Microsoft introduced a limited public look at Office Web Applications this week – a “Tech Preview” for a small group of testers of versions of Word, Excel, and Powerpoint designed to run in a web browser and open files stored online.

The bad news is that the preview is surprisingly weak. I thought Microsoft was far along in developing these services. I expected to see them in nearly final form, maybe released closely on the heels of Windows 7. Now I’m guessing it will be at least a few months before they’re ready for general release.

The good news is that there are clues about what they’re developing that make me optimistic. Despite the rough start, I think Microsoft is going to roll out an irresistible set of cloud services that will deeply change the world, especially for small businesses – and the web applications are only part of it.

This will take a couple of days to explain. Let me tell you a bit about the current state of Office Web Applications, then tell you where the cloud syncing programs appear to be going. That will make it easier to show you the thrilling conclusion next week.

Office Web Applications are browser-based versions of Word, Excel, Powerpoint, and OneNote, presenting the look and feel of the classic Office programs in a web browser. They reportedly work equally well in Internet Explorer, Firefox, Safari, and Chrome.
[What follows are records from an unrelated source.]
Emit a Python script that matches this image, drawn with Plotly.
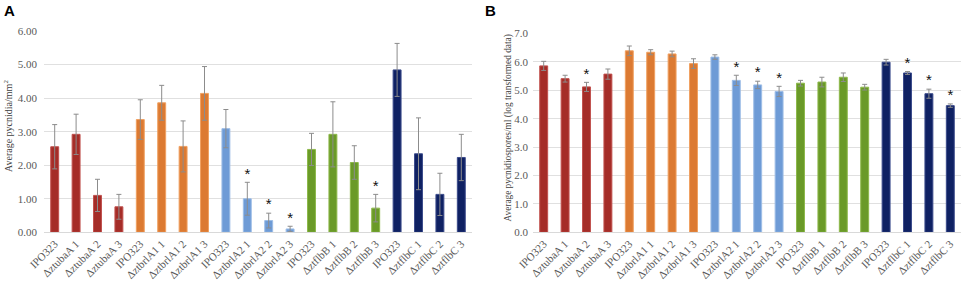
import plotly.graph_objects as go

labels = ["IPO323", "ΔztubaA 1", "ΔztubaA 2", "ΔztubaA 3",
          "IPO323", "ΔztbrlA1 1", "ΔztbrlA1 2", "ΔztbrlA1 3",
          "IPO323", "ΔztbrlA2 1", "ΔztbrlA2 2", "ΔztbrlA2 3",
          "IPO323", "ΔztflbB 1", "ΔztflbB 2", "ΔztflbB 3",
          "IPO323", "ΔztflbC 1", "ΔztflbC 2", "ΔztflbC 3"]
groups = ["tuba"] * 4 + ["brlA1"] * 4 + ["brlA2"] * 4 + ["flbB"] * 4 + ["flbC"] * 4

pycnidia = [2.55, 2.92, 1.10, 0.76, 3.36, 3.86, 2.56, 4.14, 3.09, 1.00,
            0.35, 0.10, 2.47, 2.92, 2.08, 0.72, 4.84, 2.34, 1.13, 2.23]
pycnidia_err = [0.66, 0.60, 0.48, 0.37, 0.59, 0.52, 0.76, 0.80, 0.57, 0.49,
                0.22, 0.08, 0.48, 0.97, 0.50, 0.41, 0.79, 1.07, 0.63, 0.69]
pycnidia_sig = [False] * 9 + [True, True, True] + [False, False, False, True] + [False] * 4

spores = [5.86, 5.41, 5.12, 5.57, 6.39, 6.34, 6.28, 5.94, 6.17, 5.35,
          5.19, 4.96, 5.25, 5.29, 5.46, 5.11, 5.99, 5.61, 4.88, 4.46]
spores_err = [0.16, 0.12, 0.16, 0.18, 0.17, 0.09, 0.10, 0.17, 0.08, 0.18,
              0.13, 0.18, 0.10, 0.17, 0.15, 0.10, 0.10, 0.05, 0.16, 0.06]
spores_sig = [False, False, True, False] + [False] * 5 + [True, True, True] + [False] * 5 + [True, True, True]

group_colors = {"tuba": "#A52D28", "brlA1": "#DC7A32", "brlA2": "#6E9BD6",
                "flbB": "#6A9A28", "flbC": "#0F2163"}
group_edges = {"tuba": "#C0504D", "brlA1": "#F0A060", "brlA2": "#9DBDE6",
               "flbB": "#8DB84A", "flbC": "#3A4A8A"}

xs = list(range(len(labels)))
fill = [group_colors[g] for g in groups]
edge = [group_edges[g] for g in groups]

fig = go.Figure()

for vals, errs, sig, xa, ya in [(pycnidia, pycnidia_err, pycnidia_sig, "x", "y"),
                                  (spores, spores_err, spores_sig, "x2", "y2")]:
    fig.add_trace(go.Bar(
        x=xs, y=vals, xaxis=xa, yaxis=ya, width=0.37,
        marker=dict(color=fill, line=dict(color=edge, width=1)),
        error_y=dict(type="data", array=errs, color="#8C8C8C", thickness=1, width=2.5),
        hoverinfo="skip", showlegend=False))
    sx = [x for x, s in zip(xs, sig) if s]
    sy = [v + e for v, e, s in zip(vals, errs, sig) if s]
    fig.add_trace(go.Scatter(
        x=sx, y=sy, xaxis=xa, yaxis=ya, mode="text", text=["*"] * len(sx),
        textposition="top center", cliponaxis=False,
        textfont=dict(family="Liberation Sans, Arial", size=15, color="#111111"),
        hoverinfo="skip", showlegend=False))

tickfont_x = dict(family="Liberation Serif, Times New Roman", size=11, color="#595959")
tickfont_y = dict(family="Liberation Serif, Times New Roman", size=11, color="#595959")

common_x = dict(tickmode="array", tickvals=xs, ticktext=labels, tickangle=-45,
                tickfont=tickfont_x, range=[-0.5, 19.5], showgrid=False,
                showline=True, linecolor="#D9D9D9", linewidth=1, ticks="",
                automargin=False, zeroline=False)
common_y = dict(showgrid=True, gridcolor="#E0E0E0", gridwidth=1, zeroline=False,
                showline=False, tickfont=tickfont_y, ticks="", automargin=False)

fig.update_layout(
    width=964, height=282,
    margin=dict(l=0, r=0, t=0, b=0),
    paper_bgcolor="white", plot_bgcolor="white",
    bargap=0.6,
    xaxis=dict(domain=[44 / 964, 472 / 964], anchor="y", **common_x),
    yaxis=dict(domain=[1 - 232.3 / 282, 1 - 31 / 282], anchor="x",
               range=[0, 6], tickvals=[0, 1, 2, 3, 4, 5, 6], ticklabelstandoff=6,
               ticktext=["0.00", "1.00", "2.00", "3.00", "4.00", "5.00", "6.00"], **common_y),
    xaxis2=dict(domain=[533 / 964, 961 / 964], anchor="y2", **common_x),
    yaxis2=dict(domain=[1 - 232.3 / 282, 1 - 33.5 / 282], anchor="x2",
                range=[0, 7], tickvals=[0, 1, 2, 3, 4, 5, 6, 7], ticklabelstandoff=4,
                ticktext=["0.0", "1.0", "2.0", "3.0", "4.0", "5.0", "6.0", "7.0"], **common_y),
    annotations=[
        dict(text="<b>A</b>", x=2 / 964, y=1 - 10 / 282, xref="paper", yref="paper",
             xanchor="left", yanchor="middle", showarrow=False,
             font=dict(family="Liberation Sans, Arial", size=15, color="#000000")),
        dict(text="<b>B</b>", x=483 / 964, y=1 - 10 / 282, xref="paper", yref="paper",
             xanchor="left", yanchor="middle", showarrow=False,
             font=dict(family="Liberation Sans, Arial", size=15, color="#000000")),
        dict(text="Average pycnidia/mm<sup>2</sup>", x=8 / 964, y=1 - 126 / 282,
             xref="paper", yref="paper", xanchor="center", yanchor="middle",
             textangle=-90, showarrow=False,
             font=dict(family="Liberation Serif, Times New Roman", size=10, color="#404040")),
        dict(text="Average pycnidiospores/ml (log transformed data)", x=507.5 / 964, y=1 - 128 / 282,
             xref="paper", yref="paper", xanchor="center", yanchor="middle",
             textangle=-90, showarrow=False,
             font=dict(family="Liberation Serif, Times New Roman", size=9.3, color="#404040")),
    ],
)

fig.write_html("out.html", config={"displayModeBar": False},
               post_script="document.body.style.margin='0';document.body.style.overflow='hidden';")
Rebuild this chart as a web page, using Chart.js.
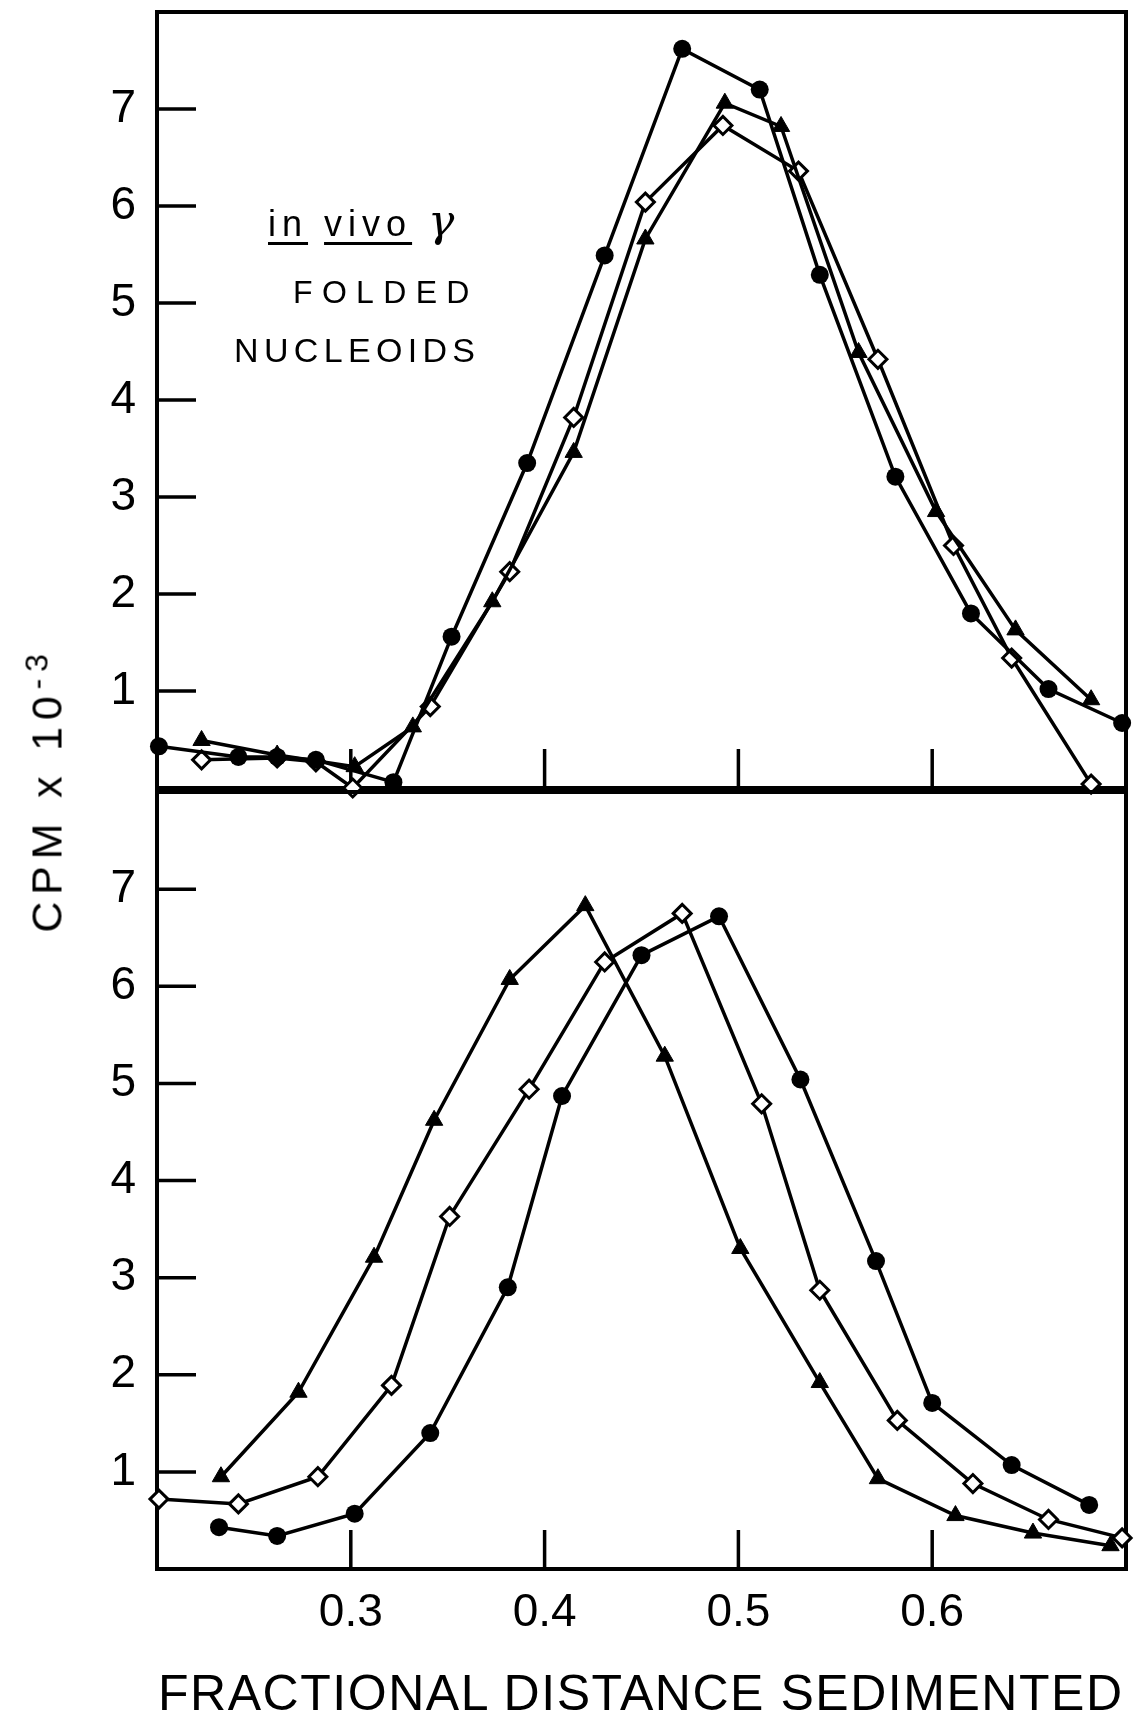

When an Excel spreadsheet is opened in Office Web Applications, for example, the familiar ribbon runs across the top and a reasonable number of tools are available for editing and formatting the file – all in the browser, even if Excel isn’t installed on the computer.

At the moment, OWA opens and saves files stored in Windows Live Skydrive, Microsoft’s free online file storage. (Here are some notes about Skydrive, which now offers 25Gb of free storage space and integrates nicely with Windows Live Photo Gallery.) OWA will also work with various implementations of Sharepoint, which so far has been slow to make its way into very small businesses.

Office files are presented in the browser with all formatting intact, exactly the way they would look if you opened them in an Office program. It’s stunning, really.


Each web application has a button to open the file in your locally installed copy of Office. In the picture above, I opened a file from my document folder on Skydrive. I can click on the “Open in Word” button and the document will open in my local copy of Word, where I can work on it with all the tools from the full version of Word. When I click on “Save,” the file is saved directly back to my Skydrive folder.

There is just a hint of the features to come for collaboration – two people can edit an online Excel spreadsheet simultaneously. OneNote will also allow simultaneous editing when it appears.

The problem is that the Tech Preview is late and a lot of things are missing. The first optimistic announcements suggested that the web applications would be in broad testing almost a year ago. Here are just a few of the things that don’t work in the Tech Preview:

  • Word documents cannot be edited online. There’s supposed to be a ribbon bar in that screen shot above, right? At the moment, Word documents can only be viewed online or opened in a local copy of Word.
  • You can’t print from Excel or Powerpoint online.
  • OneNote is missing completely, although it will be added eventually.
  • Lots of basic functions are missing from Excel, including charts. They can be viewed in spreadsheets created offline but the web application does not have the controls to insert one into a spreadsheet.

My biggest problem with the web applications has to do with the mechanism to get files online. That’s the most important part in my mind and it’s currently a complete mess, but the rumors give me hope. I’ll give you some background about that separately.

Here’s an overview of Office Web Applications, and a review of the Tech Preview, each one liberally sprinkled with screen shots. I suggest you start to become familiar with this. If Microsoft can get it right, you’ll be using this right away – it’s a natural complement for the way we’re starting to want to access our files from multiple computers and devices and the way we’re sharing things.